Production Manager (Korea) Hong Minhee
Production Manager (Mexico) Carlos Alberto Solares
Film Crew Kim Heecheon  Elizabeth Bip
Underwater Cinematography Song Yeoreum
3D Modelling Jeon Hyeok
Motion Capture Assistant Park Jinsung
Sound Designer Choi Jiyoung
“Cult” Soundtrack Min Sungsig

 

Starring

(Mexico)

Cas, Bip, Paulina, Hassy, Emmanuel, Dianne, Lalo, Isa, Karla, Allan, Xander, Alejandro, Ruben, Vianney, Orlando, Axel, Alex

(Korea)

Song Yeoreum
Hong Minhee
Joo Haksu

ZHENG YUAN

Dream Delivery

An exhausted delivery rider sprawled on the bench of a roadside park and fell asleep safe and sound. In the dream composed of a long take, laborers gathered together in a Shanzhai park in the desert where dynamic riders became static “statues,” forming a contrast with the speed and efficiency they pursued inexhaustibly around the clock. The all-star lineup of contemporary laborers revealed the other side of the Chinese economic miracle: an increasingly homogeneous urban life infused with technology and capital as well as new kinds of labor and social exploitation — perpetual mobility with speed and labor without rest. Sleep has become a costly risk for these mobile people. In surreal and extremely realistic dreams, the artist made an attempt to capture the elements of fatigue and anxiety in this era — ceaseless mobility day-to-day is frozen in the virtual world, while unremembered faces in real life deserve close-ups in imaginary dreams.
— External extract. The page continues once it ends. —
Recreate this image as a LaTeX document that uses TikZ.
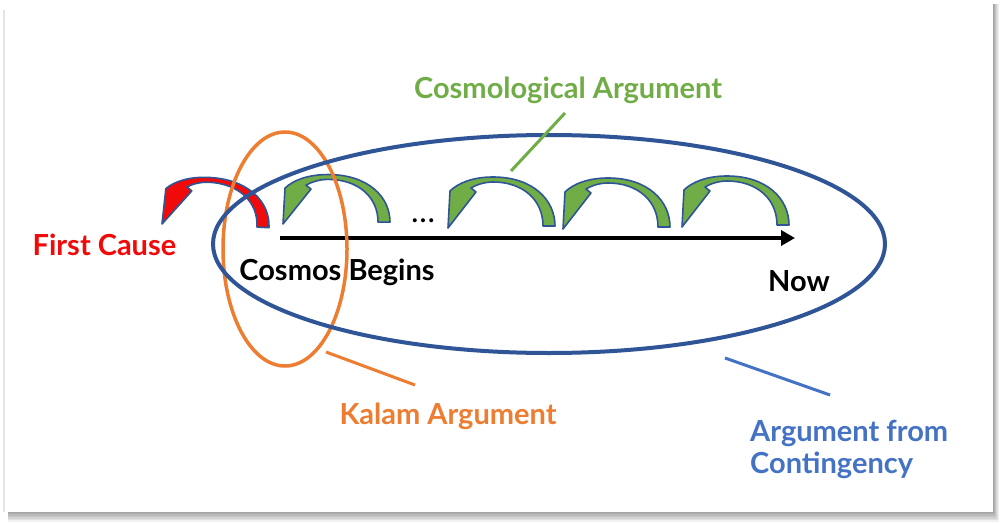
\documentclass[tikz,border=0pt]{standalone}
\usepackage{fontspec}
\setmainfont{Lato}
\usetikzlibrary{arrows.meta,shapes.geometric}
\definecolor{cgreen}{HTML}{70AD47}
\definecolor{corange}{HTML}{ED7D31}
\definecolor{cdblue}{HTML}{2F5597}
\definecolor{cblue}{HTML}{4472C4}
\definecolor{cred}{HTML}{F00A0A}
\tikzset{
  lbl/.style={font=\fontsize{29}{34}\selectfont\bfseries, inner sep=0pt, anchor=base},
  leader/.style={line width=3pt},
  curvarrow/.pic={
    \path[pic actions] (0,0) -- (2,-37)
      .. controls (10,-45) and (25,-51) .. (45,-51)
      .. controls (85,-51) and (107,-28) .. (107,-2)
      -- (95,-2)
      .. controls (95,-28) and (75,-46) .. (45,-46)
      .. controls (36,-46) and (28,-43) .. (23,-40)
      -- (28,-36) -- cycle;
  },
  garrow/.style={fill=cgreen, draw=cdblue, line width=1.6pt, line join=round},
  rarrow/.style={fill=cred, draw=cdblue, line width=1.6pt, line join=round}
}
\begin{document}
\begin{tikzpicture}[x=1pt,y=-1pt]
\useasboundingbox (0,0) rectangle (1000,524);
% card with shadow
\fill[white] (0,0) rectangle (1000,524);
\foreach \k in {1,...,7} \fill[black,opacity=0.06] (8,4) rectangle (993+0.8*\k,511+1.5*\k);
\fill[white] (5,0) rectangle (993,512);
\draw[black!10, line width=2.5pt] (4,10) -- (4,512);

% curved arrows
\pic[rarrow, rotate=-3, yscale=0.96] at (162,224) {curvarrow};
\pic[garrow, yscale=0.97] at (283,224) {curvarrow};
\pic[garrow] at (448,228) {curvarrow};
\pic[garrow] at (563,229) {curvarrow};
\pic[garrow] at (682,227) {curvarrow};

% timeline
\coordinate (tstart) at (280,238);
\coordinate (tend) at (795,238);
\draw[line width=4pt, -{Triangle[length=14pt,width=15pt]}] (tstart) -- (tend);
\node[font=\fontsize{32}{36}\selectfont, inner sep=0pt, anchor=base] (dots) at (423,222) {…};

% ellipses
\node[draw=corange, line width=3.5pt, ellipse, minimum width=124pt, minimum height=234pt, inner sep=0pt] (kalam) at (285,249) {};
\draw[cdblue, line width=4pt] (549,244) ellipse [x radius=336, y radius=109];
\coordinate (contc) at (549,244);

% labels
\node[lbl, text=cred] (first) at (104.5,255) {First Cause};
\node[lbl, text=black] (begins) at (337,280) {Cosmos Begins};
\node[lbl, text=black] (now) at (799,291) {Now};
\node[lbl, text=cgreen] (cosmo) at (568,99) {Cosmological Argument};
\node[lbl, text=corange] (kalamt) at (448,424) {Kalam Argument};
\node[lbl, text=cblue, anchor=base west] (contt) at (750,441.7) {Argument from};
\node[lbl, text=cblue, anchor=base west] (contt2) at (750,473.3) {Contingency};

% leader lines
\coordinate (g1) at (565,113);
\coordinate (g2) at (511,171);
\draw[leader, cgreen] (g1) -- (g2);
\coordinate (o1) at (326,352);
\coordinate (o2) at (415,385);
\draw[leader, corange] (o1) -- (o2);
\coordinate (b1) at (725,358);
\coordinate (b2) at (830,395);
\draw[leader, cblue] (b1) -- (b2);
\end{tikzpicture}
\end{document}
Dream Delivery, 2018, Single channel 4K Video (4096 × 1728), 2.35:1, Color, Sound, 9 minutes 50 seconds.

Camera  Chen Xiaomeng   Da Bing   Ma Yongzhe
Sound  Zhang Zhiyuan
Concept, editing and directing  Zheng Yuan

CAO FEI

Same Old, Brand New

Same Old, Brand New is a work by Cao Fei that references video games, primarily from the 1980s, which have become an integral part of popular and youth culture in Hong Kong and across the world. With this video installation, Cao Fei attempts to turn collective memories into a current reality.

The work follows Cao Fei’s previous multi-media projects that explore the dreams and aspirations of a younger Chinese generation and their strategies for overcoming and escaping reality. Cao Fei mixes social commentary, popular aesthetics, references to Surrealism and a documentary approach to reflect on the rapid and chaotic changes that are occurring in Chinese society today.

Visible from numerous locations across Hong Kong, including the HKCEC, Same Old, Brand New could be witnessed by people all over the city.

Same Old, Brand New was presented during the 2015 edition of Art Basel in Hong Kong. Each night from March 13 to 17, 2015, Same Old, Brand New was shown across the entire façade of Hong Kong’s iconic 490 meter high International Commerce Centre (ICC) on the Kowloon harbour front.

Same Old, Brand New, 2015, sound and large-scale led screens, 5 mins, size variable. Sound by artist Dickson Dee. Co-commissioned by Art Basel and the International Commerce Centre in Hong Kong.


Nova

Cao Fei, Nova, 2019. Courtesy of the artist, Vitamin Creative Space and Sprüth Magers

 

Hip Hop: Guangzhou

If the bitterness of life could fade from our memory, how hard it would be for happiness to do the same? Take it easy, take it simple and happy, we don’t have to take burden. Nothing is important any more. All that people need is to form a whole, to dance without care and catch the eternity of happiness in a twinkling.

Hip Hop: Guangzhou, 2003, single channel video, 3 minutes 28 seconds, 5:4, colour with sound. Courtesy of the artist, Vitamin Creative Space and Sprüth Magers.